Belum lagi kita melihatnya dari perspektif lain: sisi transcendence, perspektif agama, iman, dan spritual akan manfaat dari tingkah laku memaafkan (forgiveness). Adapun pada kesempatan ini, penulis berusaha menulis terkait dinamika tipe pemaafan dari sisi Ilmu psikologi khususnya belakangan ini. Forgiveness sendiri memiliki banyak definisi oleh para ahli karena konteks yang luas. Dapat berupa proses, jenis yang membuatnya berbeda, hingga apakah itu fenomena hubungan interpersonal (sosial) atau intrapersonal (dalam diri).
Salah satu teori yang menarik, Baumeister dkk mendefinisikan forgiveness sebagai sesuatu yang setidaknya terdiri dari dua hal: (1) Intrapsychic state, dan (2) Interpersonal Act. Dimensi intrapsychic state mengacu pada tidak lagi menyimpan dendam atau merenungkan peristiwa yang menyakitkan.
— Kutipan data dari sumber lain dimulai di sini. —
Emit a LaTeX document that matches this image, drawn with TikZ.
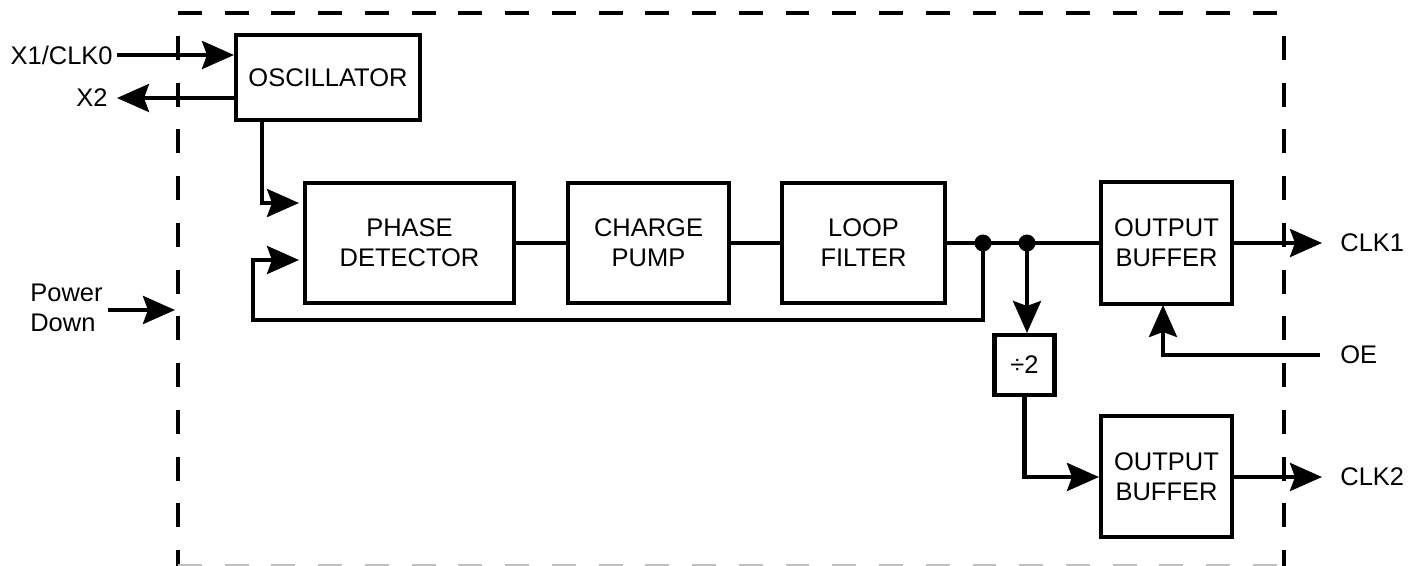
\documentclass[tikz,border=0pt]{standalone}
\usepackage{fontspec}
\setmainfont{Liberation Sans}
\usetikzlibrary{arrows.meta}

\begin{document}
\begin{tikzpicture}[x=0.02cm, y=-0.02cm,
  every node/.style={font=\fontsize{14.5}{17}\selectfont},
  block/.style={draw, line width=2.3pt, align=center, inner sep=0pt},
  wire/.style={line width=2.3pt},
  arr/.style={wire, -{Stealth[length=0.64cm, width=0.56cm, inset=0.1cm]}},
  border/.style={line width=2.8pt, dash pattern=on 13.6pt off 13pt},
  lbl/.style={inner sep=0pt}]
\useasboundingbox (0,0) rectangle (1417,565);

% Dashed chip outline
\draw[border] (178,13) -- (1284,13);
\draw[border] (178,36) -- (178,580);
\draw[border] (1284,36) -- (1284,580);
\draw[border, black!25] (178,566.5) -- (1284,566.5);

% Blocks
\node[block, minimum width=3.68cm, minimum height=1.7cm] (osc) at (328,77.5) {OSCILLATOR};
\node[block, minimum width=4.18cm, minimum height=2.4cm] (pd) at (409.5,243) {PHASE\\DETECTOR};
\node[block, minimum width=3.22cm, minimum height=2.4cm] (cp) at (648.5,243) {CHARGE\\PUMP};
\node[block, minimum width=3.26cm, minimum height=2.4cm] (lf) at (863.5,243) {LOOP\\FILTER};
\node[block, minimum width=2.62cm, minimum height=2.44cm] (ob1) at (1166.5,243) {OUTPUT\\BUFFER};
\node[block, minimum width=1.2cm, minimum height=1.2cm] (div) at (1024.5,365) {÷2};
\node[block, minimum width=2.62cm, minimum height=2.42cm] (ob2) at (1166.5,476.5) {OUTPUT\\BUFFER};

% Pin labels
\node[lbl, anchor=east] (x1) at (113,55) {X1/CLK0};
\node[lbl, anchor=east] (x2) at (108,98) {X2};
\node[lbl, anchor=west, align=left] (pdn) at (30,308) {Power\\Down};
\node[lbl, anchor=west] (clk1) at (1340,243) {CLK1};
\node[lbl, anchor=west] (oe) at (1340,355) {OE};
\node[lbl, anchor=west] (clk2) at (1340,477) {CLK2};

% Junctions and free ends
\coordinate (j1) at (983,243);
\coordinate (j2) at (1027,243);
\coordinate (oscout) at (262,120);
\coordinate (pdin1) at (299,203);
\coordinate (pdin2) at (299,260);
\coordinate (fbl) at (253,320);
\coordinate (pdnend) at (175,310);
\coordinate (clk1end) at (1322,243);
\coordinate (clk2end) at (1322,477);
\coordinate (oeend) at (1320,355);
\fill (j1) circle[radius=0.17cm];
\fill (j2) circle[radius=0.17cm];

% Connections
\draw[arr] (x1.east) ++(4,0) -- (osc.west |- x1);
\draw[arr] (osc.west |- x2) -- ([xshift=0.18cm]x2.east);
\draw[arr] ([xshift=0.1cm]pdn.east |- pdnend) -- (pdnend);
\draw[arr] (oscout) |- (pdin1);
\draw[arr] (j1) |- (fbl) |- (pdin2);
\draw[wire] (pd) -- (cp);
\draw[wire] (cp) -- (lf);
\draw[wire] (lf) -- (ob1);
\draw[arr] (j2) -- (div.north -| j2);
\draw[arr] (div.south) |- (ob2.west |- clk2end);
\draw[arr] (ob1.east) -- (clk1end);
\draw[arr] (ob2.east |- clk2end) -- (clk2end);
\draw[arr] (oeend) -| (1163,305);
\end{tikzpicture}
\end{document}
Dimensi interpesonal act menyiratkan ketersediaan untuk menunjukkan kasih sayang dan empati kepada pelaku. Sehingga ada dua jenis forgiveness:
Hollow Forgiveness -> Intrapsychic state tidak ada, interpersonal act ada. Hollow forgiveness menunjukkan perilaku pemaafan berbentuk kasih sayang dan empati ke pelaku, namun tanpa bentuk perasaan memaafkan dari dalam diri/intrapsychic state. berarti orang yang disakiti belum dapat merasakan dan menghayati adanya pemaafan didalam dirinya. Kadang diperlukan insight serta pemahaman baru dalam diri orang yang disakiti untuk memaafkan.
True Forgiveness -> Intrapsychic state ada, interpersonal act ada. True forgiveness menunjukkan perilaku pemaafan ke orang lain dan merasakan rasa maaf tersebut dalam diri. Langkah ini membuat hubungan sosial terjalin lagi dengan memaafkan. Lalu seseorang letting go afek negatif yang memungkinkan seseorang lebih rileks (bersyukur) dalam kesehariannya.
Sebagai manusia yang jauh dari kesempurnaan nampaknya tidak mudah untuk mencapai true forgiveness. Sebagai variable, tiap orang juga cenderung memiliki penghayatan memaafkan yang berbeda-beda. Bagaimana mencapai forgiveness yang lebih baik? Ini bisa dilihat dari teori forgiveness yang lebih ke prosesnya. Salah satunya dari Worthington melihat bahwasanya memaafkan perlu:
- Insight dan pemahaman baru. Dengan mengubah pandangan seseorang terhadap suatu situasi, berpikir secara berbeda tentang orang tersebut, atau memahami makna situasi yang berbeda akan menghasilkan emosi dan perilaku yang berbeda. Forgiveness kadang muncul ketika keluar dari kebiasaan yang dipengaruhi oleh kebiasaan-kebiasaan lama. Namun, terkadang, memaafkan diluan baru insight dan pemahaman baru yang datang kemudian. Sehingga ada celah untuk senantiasa belajar untuk pribadi yang lebih baik.